I woke up in a cold sweat, my heart racing as I grappled with the images from my dream. I immediately turned to prayer, pleading with God that it was all just a figment of my imagination, a cruel trick played by my restless mind. “Please, God,” I whispered through clenched teeth, “don’t let it be true. Don’t let her be living a life like this now.”

The truth is, the last few times I saw her, her eyes were vacant—like dark wells that had swallowed any trace of hope or light. She seemed resigned to her fate, completely disconnected from the vibrant world around her. The contrast between the girl I fell in love with and the person I now see is staggering and heartbreaking.

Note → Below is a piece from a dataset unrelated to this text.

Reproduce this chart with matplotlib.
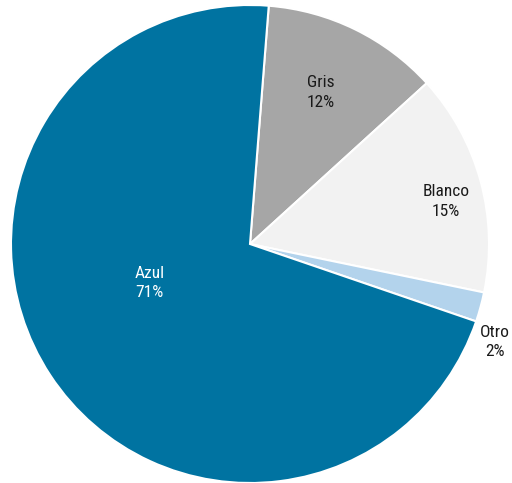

I can’t help but feel an overwhelming sense of loss and helplessness. She was my whole world, my anchor in times of chaos. The thought that she could be taking this destructive path is unbearable. It gnaws at my heart, turning memories into sources of pain rather than solace.

Please tell me she is taking care of herself. I implore God. Don’t let her become that kind of girl.

I want to believe that somewhere within her, the person I loved still exists—a person capable of kindness, warmth, and love. I hold onto the hope that she hasn’t fully succumbed to the dark influences surrounding her, that she can find her way back to a life filled with purpose and joy.

But deep down, I know that I cannot control her choices. All I can do is focus on my own healing journey. I must learn to let go, even as I hope for her wellbeing. Each prayer I send into the universe carries my love for her, mixed with the painful reality that she may not be the same girl I once adored.

As I navigate this tumultuous sea of emotions, I remind myself of the strength I need to cultivate within. I pray not just for her, but for my own peace of mind—so I can emerge from this darkness, stronger and more resilient than ever before.